§ What is needed
Retype the lines beneath this one, from the first through the line containing "import * as". Pictures are left out.

§ Available data
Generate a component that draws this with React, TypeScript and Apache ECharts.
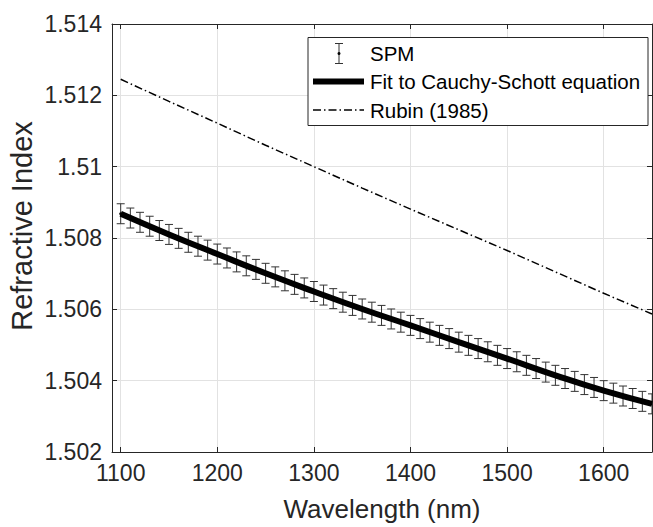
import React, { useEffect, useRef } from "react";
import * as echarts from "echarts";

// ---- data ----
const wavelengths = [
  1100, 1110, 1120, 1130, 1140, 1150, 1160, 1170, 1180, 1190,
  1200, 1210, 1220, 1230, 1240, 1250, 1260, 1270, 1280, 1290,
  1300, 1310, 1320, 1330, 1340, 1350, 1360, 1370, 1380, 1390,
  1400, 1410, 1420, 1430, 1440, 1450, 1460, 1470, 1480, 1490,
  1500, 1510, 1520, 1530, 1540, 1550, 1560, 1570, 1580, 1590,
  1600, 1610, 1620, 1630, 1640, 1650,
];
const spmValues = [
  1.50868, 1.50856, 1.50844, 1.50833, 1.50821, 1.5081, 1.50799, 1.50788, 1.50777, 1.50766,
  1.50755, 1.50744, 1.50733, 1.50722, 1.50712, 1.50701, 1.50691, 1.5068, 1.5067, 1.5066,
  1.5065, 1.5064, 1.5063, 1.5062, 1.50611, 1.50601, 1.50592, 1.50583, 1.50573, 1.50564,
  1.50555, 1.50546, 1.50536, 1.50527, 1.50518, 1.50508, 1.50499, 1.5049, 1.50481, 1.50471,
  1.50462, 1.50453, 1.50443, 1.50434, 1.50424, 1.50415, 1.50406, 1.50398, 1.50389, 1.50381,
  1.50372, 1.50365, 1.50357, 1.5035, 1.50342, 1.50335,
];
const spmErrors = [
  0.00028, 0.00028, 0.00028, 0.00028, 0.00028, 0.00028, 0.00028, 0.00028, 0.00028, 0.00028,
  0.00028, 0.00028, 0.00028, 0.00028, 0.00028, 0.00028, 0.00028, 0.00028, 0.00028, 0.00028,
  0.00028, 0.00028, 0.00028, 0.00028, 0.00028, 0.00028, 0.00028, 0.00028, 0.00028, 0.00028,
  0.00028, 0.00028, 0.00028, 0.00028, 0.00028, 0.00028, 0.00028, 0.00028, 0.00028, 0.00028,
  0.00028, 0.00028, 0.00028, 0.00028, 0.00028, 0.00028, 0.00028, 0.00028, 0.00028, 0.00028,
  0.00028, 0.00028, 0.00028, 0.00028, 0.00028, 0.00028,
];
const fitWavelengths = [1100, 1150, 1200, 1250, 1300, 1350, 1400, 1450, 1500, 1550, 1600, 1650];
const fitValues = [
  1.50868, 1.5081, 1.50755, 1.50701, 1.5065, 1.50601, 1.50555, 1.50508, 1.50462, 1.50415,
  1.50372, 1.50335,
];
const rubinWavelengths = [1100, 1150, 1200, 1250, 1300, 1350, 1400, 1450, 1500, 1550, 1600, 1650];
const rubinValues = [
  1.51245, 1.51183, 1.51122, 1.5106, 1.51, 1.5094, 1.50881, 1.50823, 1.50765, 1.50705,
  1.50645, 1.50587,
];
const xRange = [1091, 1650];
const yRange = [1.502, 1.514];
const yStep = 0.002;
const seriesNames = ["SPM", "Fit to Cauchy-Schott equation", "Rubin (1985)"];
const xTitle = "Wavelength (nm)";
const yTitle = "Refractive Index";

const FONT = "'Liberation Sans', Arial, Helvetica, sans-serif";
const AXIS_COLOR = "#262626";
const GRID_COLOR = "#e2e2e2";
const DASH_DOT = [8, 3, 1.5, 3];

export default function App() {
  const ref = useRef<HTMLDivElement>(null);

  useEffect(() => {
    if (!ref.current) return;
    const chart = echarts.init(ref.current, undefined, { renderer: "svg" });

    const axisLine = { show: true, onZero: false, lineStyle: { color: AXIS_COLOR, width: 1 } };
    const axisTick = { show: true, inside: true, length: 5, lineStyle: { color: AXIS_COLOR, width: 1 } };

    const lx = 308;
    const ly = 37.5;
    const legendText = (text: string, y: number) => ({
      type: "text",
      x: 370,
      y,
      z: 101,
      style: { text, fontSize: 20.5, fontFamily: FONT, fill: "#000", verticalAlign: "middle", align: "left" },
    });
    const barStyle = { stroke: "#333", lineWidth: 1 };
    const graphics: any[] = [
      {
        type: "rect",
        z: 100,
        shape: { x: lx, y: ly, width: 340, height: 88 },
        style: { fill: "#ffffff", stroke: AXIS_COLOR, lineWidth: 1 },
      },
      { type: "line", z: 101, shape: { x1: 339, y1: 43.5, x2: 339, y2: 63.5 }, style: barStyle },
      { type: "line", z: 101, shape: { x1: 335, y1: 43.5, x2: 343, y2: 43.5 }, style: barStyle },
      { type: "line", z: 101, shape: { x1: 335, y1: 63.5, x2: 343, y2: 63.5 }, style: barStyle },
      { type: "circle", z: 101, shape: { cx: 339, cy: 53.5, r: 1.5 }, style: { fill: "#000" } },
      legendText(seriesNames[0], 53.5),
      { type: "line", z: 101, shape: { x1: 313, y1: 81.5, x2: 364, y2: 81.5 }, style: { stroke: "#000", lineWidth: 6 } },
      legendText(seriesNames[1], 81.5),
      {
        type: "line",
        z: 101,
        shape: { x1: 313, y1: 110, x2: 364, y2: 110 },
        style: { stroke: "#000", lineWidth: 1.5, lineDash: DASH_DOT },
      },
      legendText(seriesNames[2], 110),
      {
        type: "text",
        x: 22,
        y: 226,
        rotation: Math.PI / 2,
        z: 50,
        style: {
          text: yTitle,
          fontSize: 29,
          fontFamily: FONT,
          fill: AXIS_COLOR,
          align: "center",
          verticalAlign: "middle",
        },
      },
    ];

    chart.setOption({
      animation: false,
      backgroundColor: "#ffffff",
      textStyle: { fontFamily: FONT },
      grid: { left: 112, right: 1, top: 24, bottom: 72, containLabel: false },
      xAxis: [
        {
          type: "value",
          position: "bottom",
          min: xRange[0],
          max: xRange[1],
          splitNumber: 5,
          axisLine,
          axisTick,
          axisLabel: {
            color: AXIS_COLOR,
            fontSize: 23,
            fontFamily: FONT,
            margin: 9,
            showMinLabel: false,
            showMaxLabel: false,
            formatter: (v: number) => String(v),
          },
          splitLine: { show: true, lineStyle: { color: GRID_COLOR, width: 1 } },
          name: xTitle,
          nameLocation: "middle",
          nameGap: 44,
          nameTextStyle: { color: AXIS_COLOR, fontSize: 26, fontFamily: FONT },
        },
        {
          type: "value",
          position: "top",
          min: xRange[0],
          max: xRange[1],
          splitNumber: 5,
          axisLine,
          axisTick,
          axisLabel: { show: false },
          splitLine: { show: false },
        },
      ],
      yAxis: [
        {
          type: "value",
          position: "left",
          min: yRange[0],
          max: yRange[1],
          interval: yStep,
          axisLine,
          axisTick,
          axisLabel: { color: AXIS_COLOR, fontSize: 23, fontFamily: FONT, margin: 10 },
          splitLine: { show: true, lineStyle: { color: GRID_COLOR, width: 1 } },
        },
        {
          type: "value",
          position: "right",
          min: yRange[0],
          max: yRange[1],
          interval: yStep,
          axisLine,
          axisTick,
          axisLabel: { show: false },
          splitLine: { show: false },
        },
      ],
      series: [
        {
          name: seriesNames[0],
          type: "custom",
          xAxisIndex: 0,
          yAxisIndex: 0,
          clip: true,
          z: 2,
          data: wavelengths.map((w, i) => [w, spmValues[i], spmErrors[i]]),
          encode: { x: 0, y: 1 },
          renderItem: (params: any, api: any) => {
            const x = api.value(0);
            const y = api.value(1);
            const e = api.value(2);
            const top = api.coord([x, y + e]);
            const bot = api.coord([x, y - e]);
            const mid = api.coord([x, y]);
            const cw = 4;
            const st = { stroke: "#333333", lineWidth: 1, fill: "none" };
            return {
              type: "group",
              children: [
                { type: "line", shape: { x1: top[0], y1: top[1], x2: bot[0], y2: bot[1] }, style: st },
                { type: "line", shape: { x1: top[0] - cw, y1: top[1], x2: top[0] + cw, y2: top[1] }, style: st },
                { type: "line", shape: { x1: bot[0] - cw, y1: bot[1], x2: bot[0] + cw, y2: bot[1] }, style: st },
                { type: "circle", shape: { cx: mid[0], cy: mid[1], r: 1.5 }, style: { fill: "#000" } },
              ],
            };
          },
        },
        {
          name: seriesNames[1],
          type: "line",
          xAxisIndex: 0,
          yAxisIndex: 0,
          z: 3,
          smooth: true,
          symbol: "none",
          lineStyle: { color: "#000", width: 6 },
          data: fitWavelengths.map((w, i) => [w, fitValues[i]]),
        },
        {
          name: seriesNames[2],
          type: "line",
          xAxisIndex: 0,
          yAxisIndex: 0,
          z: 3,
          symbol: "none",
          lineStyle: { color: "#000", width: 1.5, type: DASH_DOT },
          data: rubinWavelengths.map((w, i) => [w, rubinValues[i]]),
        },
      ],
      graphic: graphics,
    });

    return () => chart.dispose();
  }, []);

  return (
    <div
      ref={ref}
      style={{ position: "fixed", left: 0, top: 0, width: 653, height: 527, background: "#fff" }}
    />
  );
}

§ Solution to the exercise
Generate a component that draws this with React, TypeScript and Apache ECharts.
import React, { useEffect, useRef } from "react";
import * as echarts from "echarts";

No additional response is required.